神野 裕貴

 

 今年は第一次世界大戦の終結から丁度百年の年になる。百年前の科学はどのようなものだっただろうか、1918年のノーベル賞から振り返ってみたい。

 

 医学・生理学賞の該当者がいなかったこの年のノーベル物理学賞は「エネルギー量子の発見による物理学の進展への貢献」によってドイツの物理学者マックス・プランクに授与された。プランクは光のエネルギーをある量の整数倍の値をとる、という仮定をおくことによって黒体放射という現象の理論と観測事実の間の矛盾を解消した。

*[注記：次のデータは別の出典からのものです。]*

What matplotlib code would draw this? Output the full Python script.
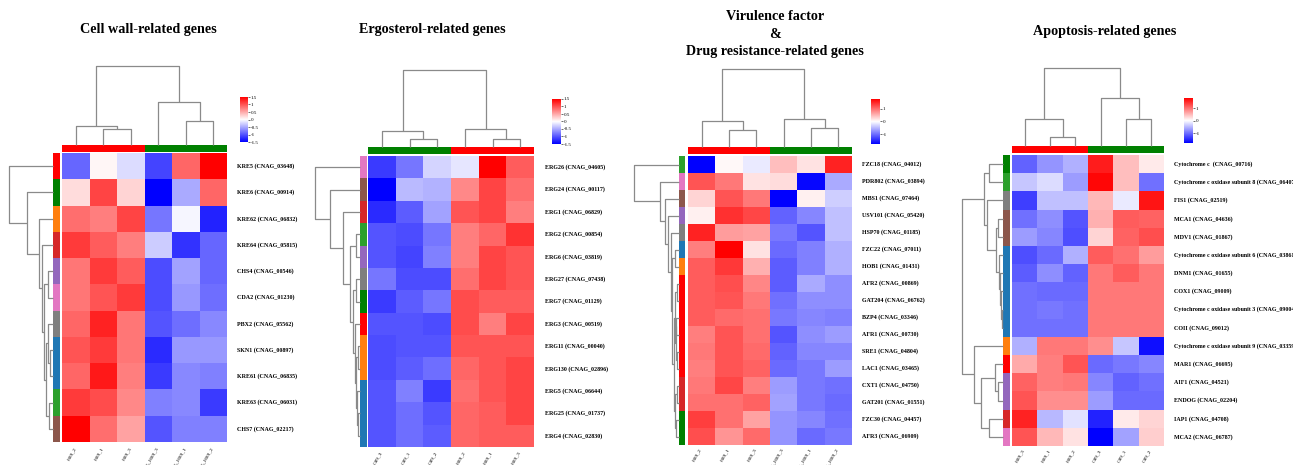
import numpy as np
import matplotlib
matplotlib.use("Agg")
import matplotlib.pyplot as plt
from matplotlib.colors import LinearSegmentedColormap, ListedColormap

plt.rcParams['font.family'] = ['Liberation Serif', 'DejaVu Serif']

# ---------------- DATA ----------------
# Panel 1: Cell wall-related genes
cw_genes = ["KRE5 (CNAG_03648)", "KRE6 (CNAG_00914)", "KRE62 (CNAG_06832)", "KRE64 (CNAG_05815)",
            "CHS4 (CNAG_00546)", "CDA2 (CNAG_01230)", "PBX2 (CNAG_05562)", "SKN1 (CNAG_00897)",
            "KRE61 (CNAG_06835)", "KRE63 (CNAG_06031)", "CHS7 (CNAG_02217)"]
cw_samples = ["H89_2", "H89_1", "H89_3", "L_H89_3", "L_H89_1", "L_H89_2"]
cw_values = [
    [-0.90, 0.05, -0.20, -1.10, 0.90, 1.50],
    [0.20, 1.10, 0.25, -1.50, -0.50, 0.90],
    [0.85, 0.75, 1.10, -0.80, -0.05, -1.30],
    [1.15, 0.95, 0.75, -0.30, -1.20, -0.90],
    [0.80, 1.15, 0.95, -1.05, -0.55, -0.90],
    [0.80, 1.00, 1.15, -1.05, -0.60, -0.85],
    [0.90, 1.30, 0.80, -1.00, -0.85, -0.70],
    [1.00, 1.15, 0.80, -1.25, -0.60, -0.60],
    [0.90, 1.35, 0.75, -1.15, -0.70, -0.75],
    [1.15, 1.05, 0.70, -0.75, -0.70, -1.15],
    [1.50, 0.85, 0.55, -1.00, -0.75, -0.75],
]
cw_row_colors = ["#FF0000", "#008000", "#FF7F0E", "#D62728", "#9467BD", "#E377C2",
                 "#7F7F7F", "#1F77B4", "#1F77B4", "#2CA02C", "#8C564B"]
cw_col_colors = ["#FF0000"] * 3 + ["#008000"] * 3
cw_col_tree = ((0, (1, 2, 0.20), 0.235), (3, (4, 5, 0.30), 0.54), 1.0)
cw_row_tree = (0, (1, (2, (3, ((4, 5, 0.12), ((6, (7, 8, 0.07), 0.12), (9, 10, 0.10), 0.16), 0.20), 0.24), 0.31), 0.60), 1.0)

# Panel 2: Ergosterol-related genes
erg_genes = ["ERG26 (CNAG_04605)", "ERG24 (CNAG_00117)", "ERG1 (CNAG_06829)", "ERG2 (CNAG_00854)",
             "ERG6 (CNAG_03819)", "ERG27 (CNAG_07438)", "ERG7 (CNAG_01129)", "ERG3 (CNAG_00519)",
             "ERG11 (CNAG_00040)", "ERG130 (CNAG_02896)", "ERG5 (CNAG_06644)", "ERG25 (CNAG_01737)",
             "ERG4 (CNAG_02830)"]
erg_samples = ["C89_3", "C89_1", "C89_2", "H89_2", "H89_1", "H89_3"]
erg_values = [
    [-1.15, -0.80, -0.25, -0.15, 1.50, 0.95],
    [-1.50, -0.40, -0.45, 0.70, 1.10, 0.85],
    [-1.25, -0.95, -0.55, 1.00, 1.10, 0.75],
    [-1.00, -1.05, -0.80, 0.75, 0.90, 1.20],
    [-1.00, -1.10, -0.75, 0.75, 1.10, 1.00],
    [-0.80, -1.05, -1.05, 0.85, 1.10, 1.00],
    [-1.15, -0.95, -0.80, 1.05, 0.95, 0.95],
    [-1.00, -1.00, -1.05, 1.05, 0.75, 1.10],
    [-1.05, -1.00, -1.00, 1.00, 1.00, 1.00],
    [-1.05, -0.95, -0.85, 0.90, 1.00, 1.10],
    [-1.00, -0.75, -1.15, 0.85, 1.00, 1.10],
    [-1.00, -0.85, -1.00, 0.90, 0.95, 1.10],
    [-1.00, -0.85, -0.95, 0.90, 0.95, 0.95],
]
erg_row_colors = ["#E377C2", "#8C564B", "#D62728", "#2CA02C", "#9467BD", "#7F7F7F", "#008000",
                  "#FF0000", "#FF7F0E", "#FF7F0E", "#1F77B4", "#1F77B4", "#1F77B4"]
erg_col_colors = ["#008000"] * 3 + ["#FF0000"] * 3
erg_col_tree = ((0, (1, 2, 0.10), 0.21), (3, (4, 5, 0.10), 0.24), 1.0)
erg_row_tree = (0, (1, (2, ((3, 4, 0.10), ((5, 6, 0.10), (7, ((8, 9, 0.05), (10, (11, 12, 0.04), 0.07), 0.09), 0.12), 0.16), 0.22), 0.385), 0.67), 1.0)

# Panel 3: Virulence factor & Drug resistance-related genes
vir_genes = ["FZC18 (CNAG_04012)", "PDR802 (CNAG_03894)", "MBS1 (CNAG_07464)", "USV101 (CNAG_05420)",
             "HSP70 (CNAG_01185)", "FZC22 (CNAG_07011)", "HOB1 (CNAG_01431)", "AFR2 (CNAG_00869)",
             "GAT204 (CNAG_06762)", "BZP4 (CNAG_03346)", "AFR1 (CNAG_00730)", "SRE1 (CNAG_04804)",
             "LAC1 (CNAG_03465)", "CXT1 (CNAG_04750)", "GAT201 (CNAG_01551)", "FZC30 (CNAG_04457)",
             "AFR3 (CNAG_06909)"]
vir_samples = ["H89_2", "H89_1", "H89_3", "L_H89_3", "L_H89_1", "L_H89_2"]
vir_values = [
    [-1.80, 0.05, -0.15, 0.45, 0.20, 1.55],
    [1.20, 0.95, 0.20, 0.25, -1.75, -0.60],
    [0.30, 1.20, 0.95, -1.80, 0.10, -0.35],
    [0.10, 1.45, 1.30, -1.10, -0.85, -0.45],
    [1.55, 0.70, 0.65, -0.95, -1.20, -0.45],
    [0.90, 1.80, 0.20, -1.05, -0.90, -0.55],
    [1.15, 1.40, 0.55, -1.15, -0.90, -0.55],
    [1.15, 1.25, 0.85, -1.15, -0.60, -0.80],
    [1.15, 1.20, 0.95, -1.00, -0.80, -0.80],
    [1.15, 1.05, 1.00, -0.95, -0.85, -0.90],
    [0.90, 1.20, 1.00, -1.20, -0.80, -0.70],
    [0.95, 1.20, 1.05, -1.10, -0.85, -0.85],
    [0.90, 1.20, 1.10, -1.05, -0.95, -0.70],
    [0.95, 1.30, 0.90, -0.70, -0.95, -1.00],
    [1.00, 1.00, 1.10, -0.65, -0.95, -1.05],
    [1.35, 1.00, 0.65, -0.75, -0.85, -1.00],
    [1.25, 0.75, 1.05, -0.75, -1.05, -0.95],
]
vir_row_colors = ["#2CA02C", "#E377C2", "#8C564B", "#9467BD", "#7F7F7F", "#1F77B4", "#FF7F0E",
                  "#FF0000", "#FF0000", "#FF0000", "#FF0000", "#FF0000", "#FF0000",
                  "#D62728", "#D62728", "#008000", "#008000"]
vir_col_colors = ["#FF0000"] * 3 + ["#008000"] * 3
vir_col_tree = ((0, (1, 2, 0.22), 0.33), (3, (4, 5, 0.24), 0.36), 1.0)
vir_row_tree = (0, (1, (2, (3, (4, ((5, 6, 0.10),
                ((((7, 8, 0.05), ((9, 10, 0.06), (11, 12, 0.04), 0.07), 0.08)),
                  ((13, 14, 0.05), (15, 16, 0.06), 0.09), 0.12), 0.15), 0.18), 0.24), 0.31), 0.42), 1.0)

# Panel 4: Apoptosis-related genes
apo_genes = ["Cytochrome c  (CNAG_00716)", "Cytochrome c oxidase subunit 8 (CNAG_06407)",
             "FIS1 (CNAG_02519)", "MCA1 (CNAG_04636)", "MDV1 (CNAG_01867)",
             "Cytochrome c oxidase subunit 6 (CNAG_03861)", "DNM1 (CNAG_01655)", "COX1 (CNAG_09009)",
             "Cytochrome c oxidase subunit 3 (CNAG_09004)", "COII (CNAG_09012)",
             "Cytochrome c oxidase subunit 9 (CNAG_03359)", "MAR1 (CNAG_06695)", "AIF1 (CNAG_04521)",
             "ENDOG (CNAG_02204)", "IAP1 (CNAG_04708)", "MCA2 (CNAG_06787)"]
apo_samples = ["H89_3", "H89_1", "H89_2", "C89_3", "C89_1", "C89_2"]
apo_values = [
    [-1.10, -0.75, -0.55, 1.60, 0.45, 0.15],
    [-0.40, -0.25, -0.70, 1.75, 0.45, -1.00],
    [-1.35, -0.45, -0.45, 0.50, -0.15, 1.65],
    [-1.00, -0.80, -1.20, 0.55, 1.15, 1.10],
    [-0.70, -0.85, -1.25, 0.30, 1.10, 1.25],
    [-1.25, -1.05, -0.55, 1.15, 1.00, 0.70],
    [-1.15, -0.80, -1.10, 0.95, 1.15, 0.95],
    [-1.00, -1.05, -1.05, 0.95, 0.95, 0.95],
    [-1.00, -0.95, -1.00, 0.95, 0.95, 0.95],
    [-1.00, -1.00, -1.00, 0.95, 0.95, 0.95],
    [-0.55, 0.95, 0.95, 0.80, -0.40, -1.70],
    [0.60, 0.90, 1.20, -1.05, -0.95, -0.85],
    [1.10, 0.90, 0.95, -0.85, -1.10, -1.00],
    [1.20, 0.80, 0.80, -0.70, -1.05, -1.05],
    [1.55, -0.50, -0.20, -1.55, 0.15, 0.30],
    [1.20, 0.50, 0.20, -1.80, -0.65, 0.35],
]
apo_row_colors = ["#008000", "#2CA02C", "#7F7F7F", "#8C564B", "#8C564B", "#1F77B4", "#1F77B4",
                  "#1F77B4", "#1F77B4", "#1F77B4", "#FF7F0E", "#FF0000", "#9467BD", "#9467BD",
                  "#D62728", "#E377C2"]
apo_col_colors = ["#FF0000"] * 3 + ["#008000"] * 3
apo_col_tree = ((0, (1, 2, 0.12), 0.35), (3, (4, 5, 0.35), 0.62), 1.0)
apo_row_tree = (((0, 1, 0.33), (2, ((3, 4, 0.11), (5, (6, (7, (8, 9, 0.02), 0.05), 0.07), 0.09), 0.16), 0.39), 0.46),
                (10, ((11, (12, 13, 0.12), 0.19), (14, 15, 0.34), 0.54), 0.71), 1.0)

# ---------------- DRAWING ----------------
W, H = 1293, 465
fig = plt.figure(figsize=(W / 100, H / 100), dpi=100)
cmap = LinearSegmentedColormap.from_list("bwr2", ["#0000FF", "#FFFFFF", "#FF0000"])
DCOL = "#8a8a8a"


def add_ax(x0, y0, x1, y1):
    ax = fig.add_axes([x0 / W, 1 - y1 / H, (x1 - x0) / W, (y1 - y0) / H])
    ax.set_axis_off()
    return ax


def draw_tree(ax, node, orient):
    if isinstance(node, int):
        return node + 0.5, 0.0
    l, r, h = node
    pl, hl = draw_tree(ax, l, orient)
    pr, hr = draw_tree(ax, r, orient)
    if orient == "top":
        ax.plot([pl, pl, pr, pr], [hl, h, h, hr], color=DCOL, lw=0.9, clip_on=False,
                solid_capstyle="butt")
    else:
        ax.plot([hl, h, h, hr], [pl, pl, pr, pr], color=DCOL, lw=0.9, clip_on=False,
                solid_capstyle="butt")
    return (pl + pr) / 2, h


def panel(genes, samples, values, row_colors, col_colors, col_tree, row_tree,
          hx0, hx1, hy0, hy1, cby0, cby1, rbx0, rbx1, rdx0, cdy0, cbx0, cbx1, cbary0, cbary1,
          vlim, cticks):
    vals = np.array(values)
    n, m = vals.shape
    # heatmap
    ax = add_ax(hx0, hy0, hx1, hy1)
    ax.pcolormesh(np.arange(m + 1), np.arange(n + 1), vals, cmap=cmap, vmin=-vlim, vmax=vlim)
    ax.set_xlim(0, m)
    ax.set_ylim(n, 0)
    for i, g in enumerate(genes):
        ax.text(m + 0.38, i + 0.5, g, fontsize=4.3, fontweight="bold", va="center", ha="left",
                clip_on=False)
    for j, s in enumerate(samples):
        ax.text(j + 0.55, n + 0.15, s, fontsize=3.9, rotation=60, ha="right", va="top",
                clip_on=False)
    # column colour bar
    axc = add_ax(hx0, cby0, hx1, cby1)
    axc.pcolormesh(np.arange(m + 1), [0, 1], np.arange(m)[None, :],
                   cmap=ListedColormap(col_colors), vmin=-0.5, vmax=m - 0.5)
    axc.set_xlim(0, m)
    # row colour bar
    axr = add_ax(rbx0, hy0, rbx1, hy1)
    axr.pcolormesh([0, 1], np.arange(n + 1), np.arange(n)[:, None],
                   cmap=ListedColormap(row_colors), vmin=-0.5, vmax=n - 0.5)
    axr.set_ylim(n, 0)
    # column dendrogram
    axd = add_ax(hx0, cdy0, hx1, cby0)
    draw_tree(axd, col_tree, "top")
    axd.set_xlim(0, m)
    axd.set_ylim(0, 1)
    # row dendrogram
    axrd = add_ax(rdx0, hy0, rbx0, hy1)
    draw_tree(axrd, row_tree, "left")
    axrd.set_ylim(n, 0)
    axrd.set_xlim(1, 0)
    # colour key
    cax = fig.add_axes([cbx0 / W, 1 - cbary1 / H, (cbx1 - cbx0) / W, (cbary1 - cbary0) / H])
    grad = np.linspace(-vlim, vlim, 256)[:, None]
    cax.imshow(grad, aspect="auto", cmap=cmap, vmin=-vlim, vmax=vlim, origin="lower",
               extent=[0, 1, -vlim, vlim])
    cax.set_xticks([])
    cax.yaxis.tick_right()
    cax.set_yticks(cticks)
    cax.set_yticklabels([("%g" % t) for t in cticks])
    cax.tick_params(axis="y", labelsize=3.6, length=1.2, width=0.4, pad=0.8)
    for sp in cax.spines.values():
        sp.set_visible(False)


panel(cw_genes, cw_samples, cw_values, cw_row_colors, cw_col_colors, cw_col_tree, cw_row_tree,
      62, 227, 153, 442, 145, 152, 53, 60, 9, 66, 240, 248, 97, 142,
      1.5, [1.5, 1, 0.5, 0, -0.5, -1, -1.5])
panel(erg_genes, erg_samples, erg_values, erg_row_colors, erg_col_colors, erg_col_tree, erg_row_tree,
      368, 534, 156, 447, 147, 154, 360, 367, 315, 70, 552, 561, 99, 144,
      1.5, [1.5, 1, 0.5, 0, -0.5, -1, -1.5])
panel(vir_genes, vir_samples, vir_values, vir_row_colors, vir_col_colors, vir_col_tree, vir_row_tree,
      688, 852, 156, 445, 147, 154, 679, 685, 634, 69, 871, 880, 99, 144,
      1.8, [1, 0, -1])
panel(apo_genes, apo_samples, apo_values, apo_row_colors, apo_col_colors, apo_col_tree, apo_row_tree,
      1012, 1164, 155, 446, 146, 153, 1003, 1010, 962, 68, 1184, 1193, 98, 143,
      1.8, [1, 0, -1])

# titles
tkw = dict(fontsize=10.2, fontweight="bold", ha="center", va="center")
fig.text(148 / W, 1 - 30 / H, "Cell wall-related genes", **tkw)
fig.text(432 / W, 1 - 30 / H, "Ergosterol-related genes", **tkw)
fig.text(775 / W, 1 - 17 / H, "Virulence factor", **tkw)
fig.text(775 / W, 1 - 35 / H, "&", **tkw)
fig.text(775 / W, 1 - 52 / H, "Drug resistance-related genes", **tkw)
fig.text(1105 / W, 1 - 32 / H, "Apoptosis-related genes", **tkw)

fig.savefig("out.png", dpi=100, facecolor="white")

プランクの名は、この時考えられたエネルギーの最小単位であるプランク定数の中に残っている。このプランクの考え方はのちの量子力学の礎となり、ここから発展していった技術はレーザーやMRIなど多岐にわたる。

 

 一方、ノーベル化学賞は「アンモニア合成法の開発」によってドイツ出身の科学者フリッツ・ハーバーに授与された。受賞理由にあるアンモニアの合成法とは化学反応の速度を速める触媒を用い、特定の条件で水素と窒素を直接反応させてアンモニアを合成するもので、ハーバー・ボッシュ法として高等学校の化学でも学習する。このアンモニアの製造方法は世の中にどのような影響を与えたであろうか。第一に、アンモニアは化学肥料のもとになる。20世紀初頭まではチリで発見されたチリ硝石という硝酸ナトリウムが窒素肥料の主体であった。このような現状に対してイギリスの科学者ウィリアム・クルックスは「このような鉱石に依存していては急増する人口を養えない」と警鐘を鳴らしていた。空気中に多く含まれる窒素から肥料となるアンモニアを工業的に大量生産することは食糧危機を根底から支えるまさに「空気からパンを作る」技術であった。一方アンモニアは火薬の原料ともなった。ハーバーの生み出したアンモニアの製造法は食料供給の面で人々を養うとともに、火薬となって人々を傷つけたともいえる。

 

 プランクやハーバーの時代から百年、科学は日進月歩の成長を進め、それとともに世界は環境問題や核兵器、原子力発電所の問題など様々な困難に囲まれている。しかし、技術は人類を助けも滅ぼしもする諸刃の剣であるという点は百年前と変わらない。